Professor Guy Woodward: I have a vested interest in that I am an owner of two dogs; I probably have some dog hair on my suit as I sit here. We also need to bear in mind that we need to be able to treat our pets, and we do not want to remove chemicals that can provide useful protection for them.
The real issue is the scale of use and what I would call gratuitous overuse: carrying out prophylactic treatments when there is no clinically diagnosed need to treat the animals. There might be a suggestion that this then becomes expensive for people to go to the vet, but going to the vet when your dog or cat has fleas would be a lot cheaper than paying a monthly subscription to many of these schemes. Speaking from my own experience of owning dogs for 30 years, I can recall having only one flea infestation in that entire time. Maybe that is unusual, but I know from some of the discussions with my colleagues in the veterinary sector that relatively small percentages of cats and dogs present at vets with fleas. With dogs, I think it is one in 400.
Rather than the idea that you need to treat them on a monthly basis—and that, if you do not, you are not a caring owner—we need to move back to how it used to be, whereby you would go to the vet and treat them as you needed. That would go a long way to bringing down these concerning concentration levels to where they are not of such concern. More things might be needed on top of that, but that would be one obvious step—and it would also be a lot cheaper than trying to impose very costly technological solutions in wastewater treatment plants.
Professor Alistair Boxall: I have a list of five changes that I think are needed. I will list them in order.

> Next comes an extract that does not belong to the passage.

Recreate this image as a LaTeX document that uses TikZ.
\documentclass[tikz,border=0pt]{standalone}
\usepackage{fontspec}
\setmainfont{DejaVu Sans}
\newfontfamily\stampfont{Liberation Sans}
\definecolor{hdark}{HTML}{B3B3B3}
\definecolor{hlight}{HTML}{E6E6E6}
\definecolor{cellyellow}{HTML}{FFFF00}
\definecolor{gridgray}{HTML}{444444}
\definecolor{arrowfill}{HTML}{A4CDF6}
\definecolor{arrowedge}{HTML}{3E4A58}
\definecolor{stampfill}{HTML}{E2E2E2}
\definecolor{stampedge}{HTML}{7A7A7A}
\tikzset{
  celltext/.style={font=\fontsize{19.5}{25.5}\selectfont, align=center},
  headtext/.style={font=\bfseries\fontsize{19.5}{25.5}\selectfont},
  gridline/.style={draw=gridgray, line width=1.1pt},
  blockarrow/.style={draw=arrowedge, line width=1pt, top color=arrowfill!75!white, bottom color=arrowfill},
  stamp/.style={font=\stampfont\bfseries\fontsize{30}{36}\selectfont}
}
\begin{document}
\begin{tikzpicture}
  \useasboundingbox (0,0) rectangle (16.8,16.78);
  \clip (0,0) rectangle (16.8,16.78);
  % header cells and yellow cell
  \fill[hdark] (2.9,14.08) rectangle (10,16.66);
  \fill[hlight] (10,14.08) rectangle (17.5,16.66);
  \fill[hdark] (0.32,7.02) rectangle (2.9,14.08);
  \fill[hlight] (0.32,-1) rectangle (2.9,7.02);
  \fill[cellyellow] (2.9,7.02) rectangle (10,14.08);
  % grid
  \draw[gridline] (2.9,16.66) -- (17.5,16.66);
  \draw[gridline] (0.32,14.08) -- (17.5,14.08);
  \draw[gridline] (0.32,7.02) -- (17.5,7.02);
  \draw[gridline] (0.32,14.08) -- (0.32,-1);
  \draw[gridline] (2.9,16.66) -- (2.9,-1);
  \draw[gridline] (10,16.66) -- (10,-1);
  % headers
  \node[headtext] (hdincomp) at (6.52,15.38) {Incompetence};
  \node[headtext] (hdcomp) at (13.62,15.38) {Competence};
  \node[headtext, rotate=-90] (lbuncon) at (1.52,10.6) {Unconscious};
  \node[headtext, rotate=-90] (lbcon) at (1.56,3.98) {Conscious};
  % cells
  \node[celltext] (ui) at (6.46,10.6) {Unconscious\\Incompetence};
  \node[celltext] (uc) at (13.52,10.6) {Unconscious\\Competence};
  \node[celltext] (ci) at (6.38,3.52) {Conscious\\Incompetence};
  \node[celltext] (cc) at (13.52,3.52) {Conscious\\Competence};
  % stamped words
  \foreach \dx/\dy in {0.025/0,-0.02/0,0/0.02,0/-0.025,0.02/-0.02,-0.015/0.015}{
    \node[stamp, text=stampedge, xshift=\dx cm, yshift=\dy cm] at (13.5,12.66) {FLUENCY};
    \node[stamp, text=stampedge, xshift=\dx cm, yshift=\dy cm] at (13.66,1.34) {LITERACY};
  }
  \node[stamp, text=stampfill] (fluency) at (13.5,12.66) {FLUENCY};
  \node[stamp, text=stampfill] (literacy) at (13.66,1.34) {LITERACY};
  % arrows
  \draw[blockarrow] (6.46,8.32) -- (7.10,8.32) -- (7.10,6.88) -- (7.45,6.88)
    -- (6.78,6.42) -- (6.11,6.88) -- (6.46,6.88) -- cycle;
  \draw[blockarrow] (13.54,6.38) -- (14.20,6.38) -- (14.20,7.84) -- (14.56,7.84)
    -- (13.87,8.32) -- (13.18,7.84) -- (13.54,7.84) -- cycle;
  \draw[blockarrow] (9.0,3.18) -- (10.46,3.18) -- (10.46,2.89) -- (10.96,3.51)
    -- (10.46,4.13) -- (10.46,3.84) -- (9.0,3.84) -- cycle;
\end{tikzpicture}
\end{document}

The first is that we need a proper environmental risk assessment done on all flea treatments and wormers as part of the authorisation process. We should move them to phase 2 and we should test them for their safety. That testing needs to be done in a way that assesses organisms that are potentially sensitive to these molecules. That data should then be used to feed into the benefit-risk assessment. We should not authorise ingredients where the environmental risks outweigh the benefits that Guy has just talked about.
We should stop the prophylactic use of these molecules, and we should ban the advertising that happens at the moment. Almost daily, I get in my social media feed an advert trying to sell me a flea treatment. They are scaremongering.
For those that are approved, we need to develop environmental quality standards and have the monitoring programmes that test that those standards are being met. They need to focus on the media that these things are getting into.
We talked about treatment. If we see that there is a real health benefit for some of these molecules—and that they are needed even though they do pose a risk—there may be the need to mitigate them and the need for technological treatments. The proposals that are happening in Europe at the moment, with updating the urban wastewater treatment directive, provide an ideal opening, because that has an extended producer responsibility approach. That has focused on pharmaceutical manufacturers and personal care manufacturers, where they will pay 80% of the costs of the treatment. We could add the pet medicine manufacturers to those sectors, and there would be a mechanism there to fund the treatment without the public having to pay.
Finally, we should be working to promote the development of safer alternatives and innovating by looking at things that are less toxic and harmful to the environment. Those are my five recommendations.
The Chair: Excellent. We are five minutes over time. This has been a really helpful session to committee members. I say thank you very much again to all three of our expert witnesses for their evidence today. With that, I bring the public session of this meeting to a close.